Cheating……Why do Students Cheat?

I’ve been thinking about this lately.  Cheating has been in the news.  Recently the most famous cheat of all was finally exposed and admitted his cheating.  Lance Armstrong – 7 time winner of the most prestigious bike race in the world , Le Tour de France – admitted cheating every year.  He did illegal things to gain an advantage and broke the rules.  His career is a disaster.  He was motivated by his need to win at all costs and while knowing he could cheat and still win. But he is exposed and his career is a disaster.

Why do people cheat when they know it is wrong?  This is a really difficult question to answer.  There are no easy answers.  People make choices and find ways to justify their actions even when they know they are doing things that are wrong.

Cheating in schools is a significant problem.  Why do students cheat in school?  It could be that:

  • They just don’t know the work/material and copying or plagiarizing is the easiest way out
  • They haven’t spent time on the work and are unprepared
  • They give their work to someone else to be a good friend
  • They want to gain an advantage over others
  • They don’t think their behavior is a big deal and feel it is okay to cheat, after all there are many examples of successful cheaters in the world.

A US News and World Report article in May 2010 entitled Most High Schoolers Cheat—But Don’t Always See It as Cheating provides some interesting information.   It refers to a study by the University of Nebraska-Lincoln that examined cheating among high-school students.  Here are some of the facts from the study, reported in the magazine:

  • 89 percent said glancing at someone else’s answers during a test was cheating – 87 percent said they’d done that at least once
  • 94 percent said providing answers to someone during a test was cheating – 74 percent admitted to doing it.
  • 47 percent said that providing test questions to a fellow student who had yet to take a test was academically dishonest – nearly seven out of 10 admitted to doing so.
  • Sixty-two percent said doing individual take-home tests with a partner was cheating (51 percent said they’d done so);
  • 23 percent said doing individual homework with a partner was dishonest (91 percent had done so); and
  • 39 percent said writing a report based on the movie instead of reading the book wasn’t cheating (53 percent had done so).

Students recognize cheating, they know what is right and what is wrong, yet many cheat.

In another study of approximately 23,000 students, there was evidence that incidents of cheating were dropping.  According to the survey, in 2010, 59 percent of students admitted they had cheated on an exam in the past year — a statistic that dropped to 51 percent in 2012. Those who claimed to have copied another’s homework also dropped from 34 percent to 32 percent over the past two years.  This gives us hope!

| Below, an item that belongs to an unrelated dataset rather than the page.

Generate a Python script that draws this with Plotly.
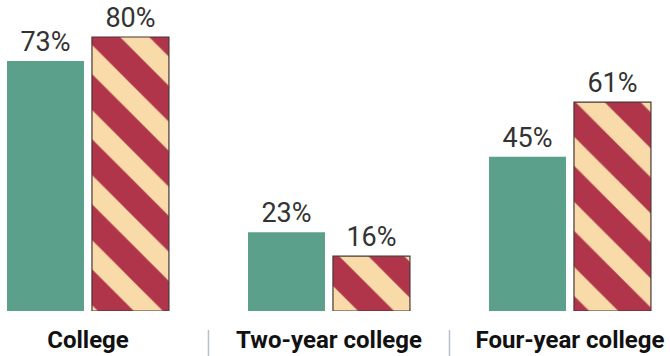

We have an honor code at LCS.  It is built upon the pillars of Responsibility, Trust, Fairness, Honesty, and Respect.  We pay attention to it.  It is important at LCS.  I want to heighten this importance for our community.  Adults in school seek to present themselves as role models for students. I believe, overall, students view their teachers as role models of integrity.  Role models are important for students.

All parents want their kids to make ethical choices.  When an incident of cheating occurs, parents are always baffled to learn that their child, raised to a high moral standard, engaged in unethical cheating.  So why is it so easy for kids to cheat?

When one considers the wider context of a competitive world where success is often equated to professional gain, material growth, bigger contracts, and a “win at all costs” approach it isn’t too difficult to view the copying of homework or looking over at a classmates test as a just a minor transgression.  In our world, how often do the ends justify the means?  We must celebrate role models of integrity and honesty.  High profile cheaters like Lance Armstrong should pay a significant price for cheating.

As a school Principal, it’s challenging.  Having said that, we must teach, model, and promote integrity.  We must use our tools such as our Honor Code and our capacity as role models.  We must promote and encourage principled behavior.  We must discuss, highlight, process, and reflect upon the many examples of unethical AND ethical behavior that surrounds us in this world.

We must fend off the challenges we face.  A quick search of “How to Cheat” YouTube videos turns up such titles as:

  • How to Cheat with a Blank Piece of Paper
  • How to cheat on any test #4 (Band-aids)
  • How to: 5 ways to cheat in an exam

These videos have millions and millions of views!  We can’t ignore reality. It is an uphill battle.

Personally, my goal is to live with honesty and integrity.  I want to model both qualities.   I’ve lied in my past and I’ve had to cover up actions, but I also accepted consequences if I made a mistake.  Most importantly when I made a huge mistake, I reflected and learned from it.  Noone is perfect.  We are all flawed and we all make mistakes.  Learning is the key.  One’s ethical and moral compass is nurtured and developed during school years.  Cheating on schoolwork is wrong and if you want to strengthen your courage and shape your moral compass, you step away from opportunities to cheat.